I found out that you could fit 6 numbers on each cube so that would mean I had to find the twelve most important. Then I worked there were only 9 different numbers in the month. Then I worked out I would need to use 1, 2, 3 more than once so 9 + 3 + 12 and that is the correct amount of numbers needed.

Then I found out that I needed to have a 1, 2, 0 on each one. I didn't need a 3 because there's no such number as 33 in the year. I needed a 0 on each one for 10 and 01.

Calendar

George from Rosebank Primary School, Leeds has sent in an excellent solution. He has thought about the problem in a similar way to Jessica and worked out which numbers are essential and which cube they need to be on. He says:

I noticed that I could not have the numbers from 4 to 9 on one of the cubes and on the other cube from 0 to 3, 4 and 5 because there wouldn't be the 10th, the 11th, the 12th, the 13th, the 01st, the 02nd, the 03rd, the 20th, the 21st, the 22nd, the 23rd. That will happen because there isn't 2 or 1 on both cubes.
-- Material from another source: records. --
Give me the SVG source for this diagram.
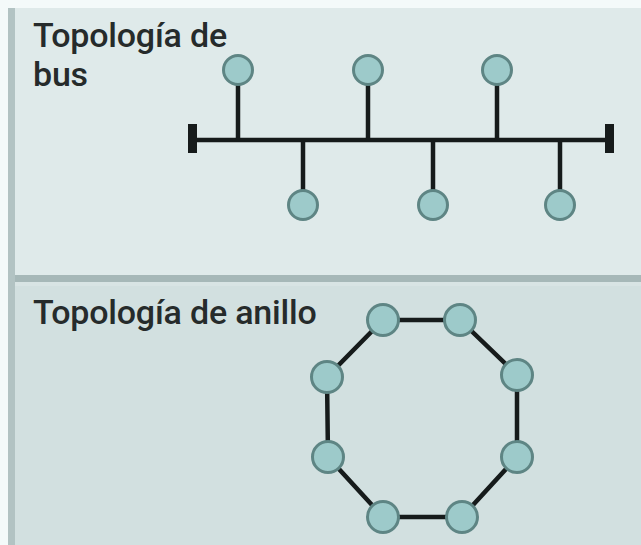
<svg xmlns="http://www.w3.org/2000/svg" width="641" height="545" viewBox="0 0 641 545">
<style>
.lbl{font-family:Roboto,"Liberation Sans",Arial,sans-serif;font-weight:500;font-size:34px;fill:#262b2b;letter-spacing:-0.2px}
.node{fill:#9dcaca;stroke:#5e8584;stroke-width:3}
.wire{stroke:#161b1b;stroke-width:4.5;fill:none;stroke-linecap:butt}
</style>
<rect x="0" y="0" width="641" height="545" fill="#f4fafa"/>
<rect x="8" y="8" width="633" height="268" fill="#dfeaea"/>
<rect x="8" y="276" width="633" height="269" fill="#d2e0e0"/>
<rect x="8" y="275" width="633" height="8" fill="#a6b8b8"/>
<rect x="8" y="282" width="633" height="4" fill="#d8e4e4"/>
<rect x="8" y="8" width="7" height="537" fill="#b2c3c3"/>
<text class="lbl" x="33" y="47">Topología de</text>
<text class="lbl" x="33" y="86">bus</text>
<text class="lbl" x="33" y="324">Topología de anillo</text>
<g id="connectors">
<line class="wire" x1="196" y1="140" x2="608" y2="140"/>
<rect x="188" y="124" width="9" height="29" fill="#161b1b"/>
<rect x="605" y="124" width="9" height="29" fill="#161b1b"/>
<line class="wire" x1="238" y1="70" x2="238" y2="140"/>
<line class="wire" x1="368" y1="70" x2="368" y2="140"/>
<line class="wire" x1="497" y1="70" x2="497" y2="140"/>
<line class="wire" x1="303" y1="140" x2="303" y2="205"/>
<line class="wire" x1="433" y1="140" x2="433" y2="205"/>
<line class="wire" x1="560" y1="140" x2="560" y2="205"/>
<polygon class="wire" points="383,320 460,320 517,375 517,457 462,517 383,517 328,457 327,377"/>
</g>
<g id="bus-n1"><circle class="node" cx="238" cy="70" r="14.5"/></g>
<g id="bus-n2"><circle class="node" cx="368" cy="70" r="14.5"/></g>
<g id="bus-n3"><circle class="node" cx="497" cy="70" r="14.5"/></g>
<g id="bus-n4"><circle class="node" cx="303" cy="205" r="14.5"/></g>
<g id="bus-n5"><circle class="node" cx="433" cy="205" r="14.5"/></g>
<g id="bus-n6"><circle class="node" cx="560" cy="205" r="14.5"/></g>
<g id="ring-n1"><circle class="node" cx="383" cy="320" r="15.5"/></g>
<g id="ring-n2"><circle class="node" cx="460" cy="320" r="15.5"/></g>
<g id="ring-n3"><circle class="node" cx="517" cy="375" r="15.5"/></g>
<g id="ring-n4"><circle class="node" cx="517" cy="457" r="15.5"/></g>
<g id="ring-n5"><circle class="node" cx="462" cy="517" r="15.5"/></g>
<g id="ring-n6"><circle class="node" cx="383" cy="517" r="15.5"/></g>
<g id="ring-n7"><circle class="node" cx="328" cy="457" r="15.5"/></g>
<g id="ring-n8"><circle class="node" cx="327" cy="377" r="15.5"/></g>
</svg>
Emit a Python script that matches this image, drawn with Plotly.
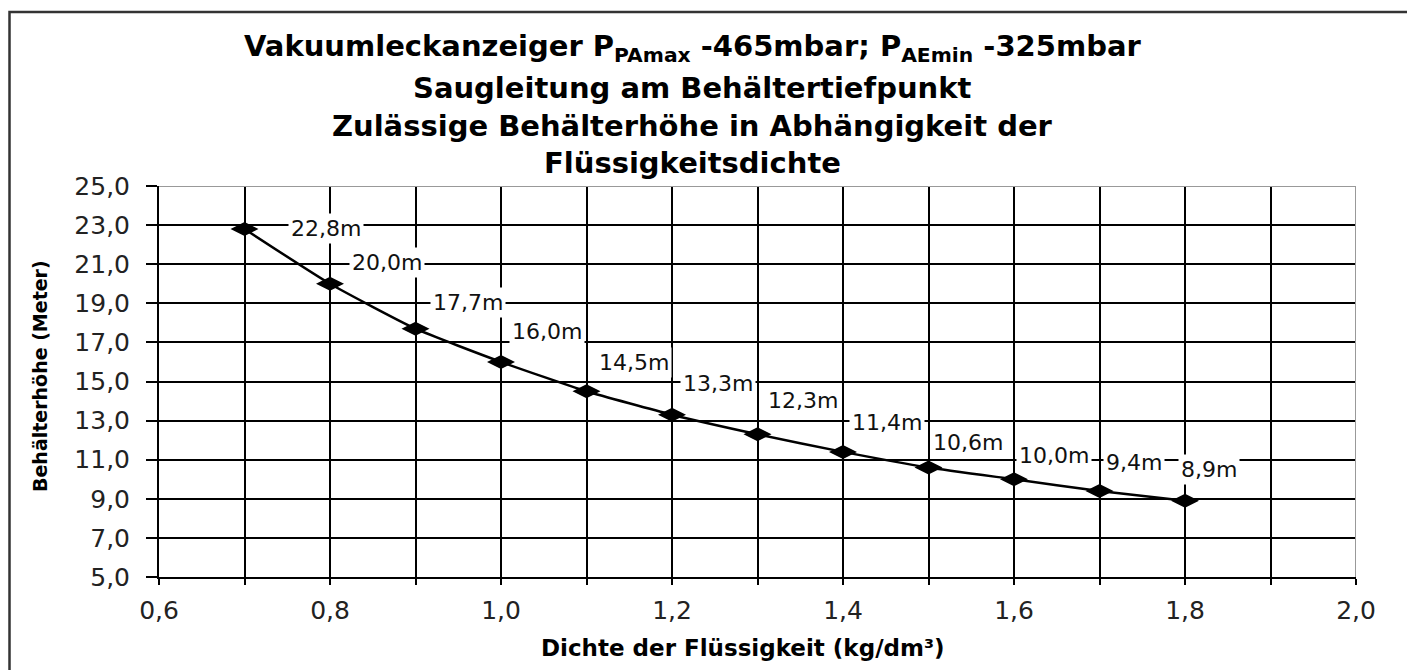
import plotly.graph_objects as go

# ---- data ----
density = [0.7, 0.8, 0.9, 1.0, 1.1, 1.2, 1.3, 1.4, 1.5, 1.6, 1.7, 1.8]
height_m = [22.8, 20.0, 17.7, 16.0, 14.5, 13.3, 12.3, 11.4, 10.6, 10.0, 9.4, 8.9]

title_lines = [
    "Vakuumleckanzeiger P<sub>PAmax</sub> -465mbar; P<sub>AEmin</sub> -325mbar",
    "Saugleitung am Behältertiefpunkt",
    "Zulässige Behälterhöhe in Abhängigkeit der",
    "Flüssigkeitsdichte",
]
x_title = "Dichte der Flüssigkeit (kg/dm³)"
y_title = "Behälterhöhe (Meter)"

# label placement offsets (pixels, style only)
label_dx = [46, 22, 17, 11, 12, 11, 10, 9, 4, 5, 6, -4]
label_dy = [1, 21, 26, 30, 29, 31, 34, 29, 25, 24, 28, 31]

# page has an 8px body margin; figure is placed at (8, 8)
OFF = 8
W, H = 1415, 670
PLOT_L, PLOT_R, PLOT_T, PLOT_B = 159, 1356, 186, 577   # page pixels
L = PLOT_L - OFF
T = PLOT_T - OFF
R = (OFF + W) - PLOT_R
B = (OFF + H) - PLOT_B
PW, PH = PLOT_R - PLOT_L, PLOT_B - PLOT_T


def px_x(p):
    return (p - PLOT_L) / PW


def px_y(p):
    return (PLOT_B - p) / PH


FONT = "DejaVu Sans"

fig = go.Figure()
fig.add_trace(go.Scatter(
    x=density, y=height_m, mode="lines+markers",
    line=dict(color="black", width=2.5, shape="spline", smoothing=0.5),
    marker=dict(symbol="diamond-wide", size=20, color="black"),
    showlegend=False, hoverinfo="skip",
))

annotations = []
for xv, yv, dx, dy in zip(density, height_m, label_dx, label_dy):
    annotations.append(dict(
        x=xv, y=yv, xref="x", yref="y",
        text=f"{yv:.1f}".replace(".", ",") + "m",
        showarrow=False, xanchor="left", yanchor="middle",
        xshift=dx - 3, yshift=dy,
        bgcolor="white", borderpad=2,
        font=dict(family=FONT, size=22, color="#111"),
    ))

title_y = [48, 88, 126, 163]
for txt, ty in zip(title_lines, title_y):
    annotations.append(dict(
        x=px_x(692), y=px_y(ty), xref="paper", yref="paper",
        text=txt, showarrow=False, xanchor="center", yanchor="middle",
        font=dict(family=FONT, size=29, color="black", weight="bold"),
    ))

annotations.append(dict(
    x=px_x(743), y=px_y(648), xref="paper", yref="paper",
    text=x_title, showarrow=False, xanchor="center", yanchor="middle",
    font=dict(family=FONT, size=23, color="black", weight="bold"),
))
annotations.append(dict(
    x=px_x(40), y=px_y(376), xref="paper", yref="paper",
    text=y_title, showarrow=False, xanchor="center", yanchor="middle",
    textangle=-90,
    font=dict(family=FONT, size=19, color="black", weight="bold"),
))

shapes = [
    # outer chart frame
    dict(type="rect", xref="paper", yref="paper",
         x0=px_x(9.5), x1=px_x(1409), y0=px_y(12), y1=px_y(720),
         line=dict(color="#333", width=2.5), layer="below"),
    # gray plot border top/right
    dict(type="line", xref="x", yref="y", x0=0.6, x1=2.0, y0=25, y1=25,
         line=dict(color="#999", width=2)),
    dict(type="line", xref="x", yref="y", x0=2.0, x1=2.0, y0=5, y1=25,
         line=dict(color="#999", width=2)),
]

fig.update_layout(
    width=W, height=H,
    margin=dict(l=L, r=R, t=T, b=B, pad=0),
    paper_bgcolor="white", plot_bgcolor="white",
    separators=",.",
    font=dict(family=FONT, color="#222"),
    annotations=annotations,
    shapes=shapes,
)
fig.update_xaxes(
    range=[0.6, 2.0], tick0=0.6, dtick=0.2, tickformat=".1f",
    showgrid=True, gridcolor="black", gridwidth=1.5,
    showline=True, linecolor="black", linewidth=2,
    ticks="outside", ticklen=6, tickwidth=2, tickcolor="black",
    ticklabelstandoff=4,
    tickfont=dict(family=FONT, size=25, color="#222"),
    minor=dict(dtick=0.1, tick0=0.6, showgrid=True, gridcolor="black",
               gridwidth=1.5, ticks="outside", ticklen=6, tickwidth=2,
               tickcolor="black"),
    zeroline=False,
)
fig.update_yaxes(
    range=[5, 25], tick0=5, dtick=2, tickformat=".1f",
    showgrid=True, gridcolor="black", gridwidth=1.5,
    showline=True, linecolor="black", linewidth=2,
    ticks="outside", ticklen=11, tickwidth=2, tickcolor="black",
    ticklabelstandoff=11,
    tickfont=dict(family=FONT, size=25, color="#222"),
    zeroline=False,
)

fig.write_html("out.html")
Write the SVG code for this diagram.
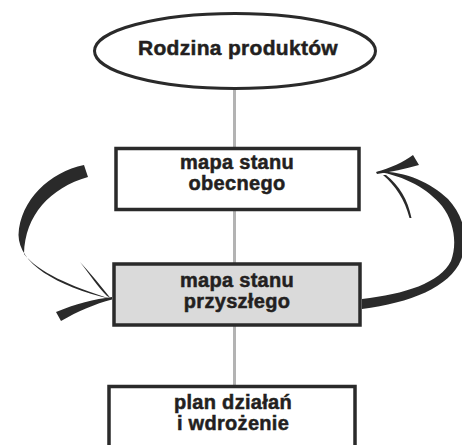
<svg xmlns="http://www.w3.org/2000/svg" width="462" height="445" viewBox="0 0 462 445">
<style>
.box{stroke:#2a2a2a;stroke-width:3.5;fill:#ffffff}
.grey{fill:#dadada}
.t{font-family:"Liberation Sans",Arial,sans-serif;font-weight:bold;font-size:20px;letter-spacing:0.3px;fill:#231f20;stroke:#231f20;stroke-width:0.5;text-anchor:middle}
.brush{fill:#2a2a2a;stroke:none}
</style>
<rect width="462" height="445" fill="#ffffff"/>
<g id="connectors">
<line x1="234.5" y1="88" x2="234.5" y2="387" stroke="#b3b3b3" stroke-width="3"/>
<path class="brush" d="M84,165 C50,172 20,200 18.5,235 C19,263 55,286 111,299 C70,286 38,272 24,254 C25,215 50,188 88,177 Z"/>
<path class="brush" d="M112,297 C95,299 75,304 56,312 L61,321 C78,311 95,304 112,299.5 Z"/>
<path class="brush" d="M80,262 C90,275 98,287 107,296 L110,297.5 C101,286 90,273 80,262 Z"/>
<path class="brush" d="M362,309 C410,303 450,287 461,260 C470,236 462,214 448,199 C430,182 405,171 377,171.5 C405,176 428,189 442,206 C455,223 457,245 451,261 C440,283 405,294 362,299 Z"/>
<path class="brush" d="M376,172 C390,168 404,162 413,155 L419,165 C405,169 391,172 377,174 Z"/>
<path class="brush" d="M383,175 C395,185 405,200 409.5,218 L411.5,218 C408,200 399,185 386,175 Z"/>
</g>
<g id="rodzina">
<ellipse cx="235" cy="51" rx="140.5" ry="37.5" fill="#ffffff" stroke="#2a2a2a" stroke-width="3"/>
<text class="t" x="238" y="55" style="font-size:21px">Rodzina produktów</text>
</g>
<g id="obecny">
<rect class="box" x="116" y="148.5" width="243" height="61"/>
<text class="t" x="237" y="169">mapa stanu</text>
<text class="t" x="237" y="190">obecnego</text>
</g>
<g id="przyszly">
<rect class="box grey" x="114" y="264" width="246" height="61"/>
<text class="t" x="237" y="287">mapa stanu</text>
<text class="t" x="237" y="308">przyszłego</text>
</g>
<g id="plan">
<rect class="box" x="109" y="386.5" width="246" height="80"/>
<text class="t" x="233" y="408.5">plan działań</text>
<text class="t" x="233" y="430">i wdrożenie</text>
</g>
</svg>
So what I did was I made the cubes have 0, 1, 2, and 1 of them have 3. Then I made 1 of the cubes have 4 and 5 which was the one which had the 3. After that I was left with the numbers 6, 7, 8, 9 but the 9 could have been made to a 6 so I didn't have 9 on my 2nd cube but I had 6, 7, 8.

Hayley from Bradpole Symonsbury School also had of the idea of turning the 9 and 6 upside down.